Pictures are not part of the copy. Retype the lines from the first one through the line that contains "X_LO, X_HI, N_BINS = -2.0, 4.0, 30".

━━━━━ DATA

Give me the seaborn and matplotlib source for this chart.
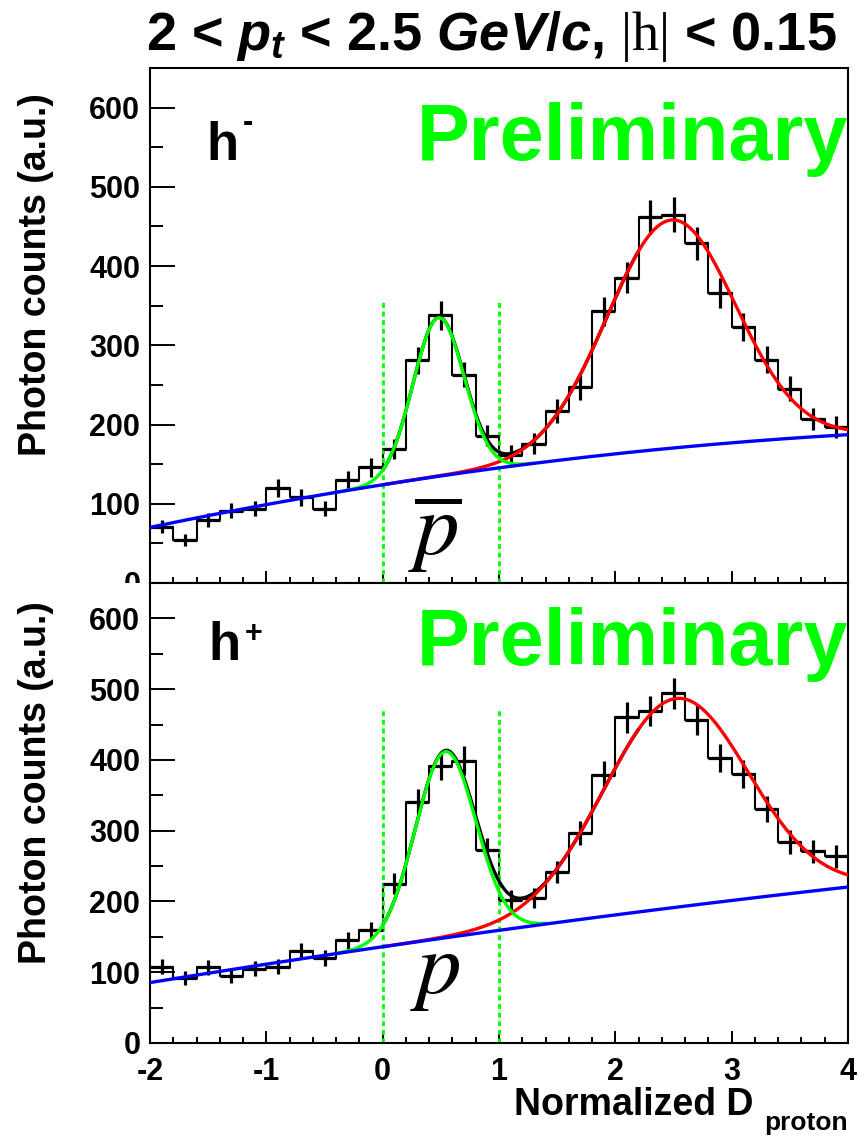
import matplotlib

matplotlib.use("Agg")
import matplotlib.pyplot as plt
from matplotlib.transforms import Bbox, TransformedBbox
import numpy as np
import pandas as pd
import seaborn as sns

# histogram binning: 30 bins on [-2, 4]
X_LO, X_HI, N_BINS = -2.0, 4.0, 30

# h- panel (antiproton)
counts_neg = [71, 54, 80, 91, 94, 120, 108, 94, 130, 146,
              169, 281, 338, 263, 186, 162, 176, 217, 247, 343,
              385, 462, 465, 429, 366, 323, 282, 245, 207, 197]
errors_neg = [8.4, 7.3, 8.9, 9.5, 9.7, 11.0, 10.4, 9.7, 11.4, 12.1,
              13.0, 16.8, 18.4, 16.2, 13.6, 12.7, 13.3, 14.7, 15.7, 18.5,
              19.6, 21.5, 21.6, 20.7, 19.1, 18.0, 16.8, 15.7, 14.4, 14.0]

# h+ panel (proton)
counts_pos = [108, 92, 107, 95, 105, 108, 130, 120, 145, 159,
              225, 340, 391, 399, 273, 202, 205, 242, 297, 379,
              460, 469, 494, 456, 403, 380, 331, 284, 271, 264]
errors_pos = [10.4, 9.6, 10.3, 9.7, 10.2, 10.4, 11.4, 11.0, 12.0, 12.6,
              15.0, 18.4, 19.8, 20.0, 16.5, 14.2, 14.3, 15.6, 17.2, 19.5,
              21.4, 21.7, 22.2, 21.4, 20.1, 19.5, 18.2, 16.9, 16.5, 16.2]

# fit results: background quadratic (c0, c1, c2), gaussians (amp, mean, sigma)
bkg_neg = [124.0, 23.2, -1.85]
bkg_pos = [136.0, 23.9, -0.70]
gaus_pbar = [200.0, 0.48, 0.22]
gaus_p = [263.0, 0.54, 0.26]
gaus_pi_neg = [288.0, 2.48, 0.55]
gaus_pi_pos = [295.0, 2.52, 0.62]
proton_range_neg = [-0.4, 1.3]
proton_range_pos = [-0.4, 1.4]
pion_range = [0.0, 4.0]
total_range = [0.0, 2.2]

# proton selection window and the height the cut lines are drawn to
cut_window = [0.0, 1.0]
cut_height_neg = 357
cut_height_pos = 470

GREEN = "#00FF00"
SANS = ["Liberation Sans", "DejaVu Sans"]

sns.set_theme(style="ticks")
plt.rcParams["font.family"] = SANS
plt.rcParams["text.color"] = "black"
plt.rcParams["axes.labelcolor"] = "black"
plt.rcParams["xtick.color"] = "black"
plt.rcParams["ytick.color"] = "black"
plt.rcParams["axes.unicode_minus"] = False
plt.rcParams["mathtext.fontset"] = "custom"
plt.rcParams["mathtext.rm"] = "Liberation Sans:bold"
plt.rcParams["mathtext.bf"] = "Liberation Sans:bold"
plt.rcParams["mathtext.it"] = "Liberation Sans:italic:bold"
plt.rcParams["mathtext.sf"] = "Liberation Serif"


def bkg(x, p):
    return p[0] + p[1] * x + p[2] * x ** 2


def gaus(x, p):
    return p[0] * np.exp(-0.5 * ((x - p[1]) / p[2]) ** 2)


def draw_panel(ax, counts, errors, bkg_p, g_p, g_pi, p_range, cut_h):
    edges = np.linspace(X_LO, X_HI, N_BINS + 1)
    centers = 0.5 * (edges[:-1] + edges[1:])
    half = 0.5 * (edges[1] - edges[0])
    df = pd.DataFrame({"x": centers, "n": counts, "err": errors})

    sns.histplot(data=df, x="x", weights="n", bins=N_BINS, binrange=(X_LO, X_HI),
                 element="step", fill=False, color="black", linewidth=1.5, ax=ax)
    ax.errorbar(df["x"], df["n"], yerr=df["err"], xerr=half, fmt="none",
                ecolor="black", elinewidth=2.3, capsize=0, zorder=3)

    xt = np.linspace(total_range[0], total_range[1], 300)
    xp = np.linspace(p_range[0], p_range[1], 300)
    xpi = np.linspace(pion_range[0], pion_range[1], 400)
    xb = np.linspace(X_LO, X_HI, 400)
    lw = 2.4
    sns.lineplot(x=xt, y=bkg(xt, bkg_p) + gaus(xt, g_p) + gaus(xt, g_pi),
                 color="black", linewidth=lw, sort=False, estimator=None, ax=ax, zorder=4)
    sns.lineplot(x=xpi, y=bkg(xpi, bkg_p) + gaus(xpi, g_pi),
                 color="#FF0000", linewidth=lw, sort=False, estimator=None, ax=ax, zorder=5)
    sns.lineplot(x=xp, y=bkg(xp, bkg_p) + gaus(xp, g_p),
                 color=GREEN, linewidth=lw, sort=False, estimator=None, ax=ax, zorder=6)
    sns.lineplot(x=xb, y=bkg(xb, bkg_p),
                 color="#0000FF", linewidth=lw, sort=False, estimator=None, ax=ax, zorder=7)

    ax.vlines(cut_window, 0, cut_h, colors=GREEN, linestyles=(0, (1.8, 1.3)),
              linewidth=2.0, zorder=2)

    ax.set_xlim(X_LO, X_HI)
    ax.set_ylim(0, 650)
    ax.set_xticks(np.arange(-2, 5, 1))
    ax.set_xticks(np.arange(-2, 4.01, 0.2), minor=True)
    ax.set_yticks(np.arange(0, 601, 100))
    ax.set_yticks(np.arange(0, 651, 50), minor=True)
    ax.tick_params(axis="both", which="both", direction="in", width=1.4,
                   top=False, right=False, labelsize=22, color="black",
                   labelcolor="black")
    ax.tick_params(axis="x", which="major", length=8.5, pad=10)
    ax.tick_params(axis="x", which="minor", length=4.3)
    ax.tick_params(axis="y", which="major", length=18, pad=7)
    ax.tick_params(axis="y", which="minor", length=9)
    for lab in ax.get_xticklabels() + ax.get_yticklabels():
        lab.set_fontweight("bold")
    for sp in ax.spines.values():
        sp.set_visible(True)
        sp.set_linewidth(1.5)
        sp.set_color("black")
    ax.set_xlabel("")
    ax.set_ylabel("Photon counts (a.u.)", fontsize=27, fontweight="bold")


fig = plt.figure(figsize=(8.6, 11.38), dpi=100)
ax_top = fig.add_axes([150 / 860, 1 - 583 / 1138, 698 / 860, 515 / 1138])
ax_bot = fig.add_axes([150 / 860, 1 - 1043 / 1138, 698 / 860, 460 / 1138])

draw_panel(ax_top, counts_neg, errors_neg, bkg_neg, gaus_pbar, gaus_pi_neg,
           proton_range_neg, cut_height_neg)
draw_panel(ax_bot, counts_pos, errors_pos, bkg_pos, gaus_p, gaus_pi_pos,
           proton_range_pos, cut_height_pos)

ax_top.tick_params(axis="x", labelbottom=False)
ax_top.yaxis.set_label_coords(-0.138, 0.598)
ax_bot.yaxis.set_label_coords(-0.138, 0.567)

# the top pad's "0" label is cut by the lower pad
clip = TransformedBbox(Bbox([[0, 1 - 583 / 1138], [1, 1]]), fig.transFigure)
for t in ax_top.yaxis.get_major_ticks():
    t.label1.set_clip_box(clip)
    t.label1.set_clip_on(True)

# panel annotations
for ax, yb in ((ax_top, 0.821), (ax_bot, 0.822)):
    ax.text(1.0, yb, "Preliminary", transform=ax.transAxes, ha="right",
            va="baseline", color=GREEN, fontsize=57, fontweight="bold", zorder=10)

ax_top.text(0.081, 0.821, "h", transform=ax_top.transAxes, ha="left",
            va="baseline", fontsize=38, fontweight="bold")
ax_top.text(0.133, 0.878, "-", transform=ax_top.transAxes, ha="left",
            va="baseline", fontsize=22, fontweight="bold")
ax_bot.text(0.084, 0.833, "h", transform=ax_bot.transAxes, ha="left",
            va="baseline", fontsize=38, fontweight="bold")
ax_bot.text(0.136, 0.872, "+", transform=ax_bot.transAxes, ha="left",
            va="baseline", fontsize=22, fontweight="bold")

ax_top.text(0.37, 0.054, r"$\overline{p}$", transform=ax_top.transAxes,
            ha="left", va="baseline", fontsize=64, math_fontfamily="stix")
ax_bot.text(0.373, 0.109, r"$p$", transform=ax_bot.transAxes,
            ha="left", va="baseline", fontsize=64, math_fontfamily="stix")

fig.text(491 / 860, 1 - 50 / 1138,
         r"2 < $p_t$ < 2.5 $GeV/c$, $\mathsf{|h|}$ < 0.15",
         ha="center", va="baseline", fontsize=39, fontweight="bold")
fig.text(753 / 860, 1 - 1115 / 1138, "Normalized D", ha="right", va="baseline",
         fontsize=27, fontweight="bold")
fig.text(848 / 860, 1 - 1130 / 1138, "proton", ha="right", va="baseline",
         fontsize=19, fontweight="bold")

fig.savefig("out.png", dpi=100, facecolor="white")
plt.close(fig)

━━━━━━━━━━

*COMPLETE OUTPUT*.
Give me the seaborn and matplotlib source for this chart.
import matplotlib

matplotlib.use("Agg")
import matplotlib.pyplot as plt
from matplotlib.transforms import Bbox, TransformedBbox
import numpy as np
import pandas as pd
import seaborn as sns

# histogram binning: 30 bins on [-2, 4]
X_LO, X_HI, N_BINS = -2.0, 4.0, 30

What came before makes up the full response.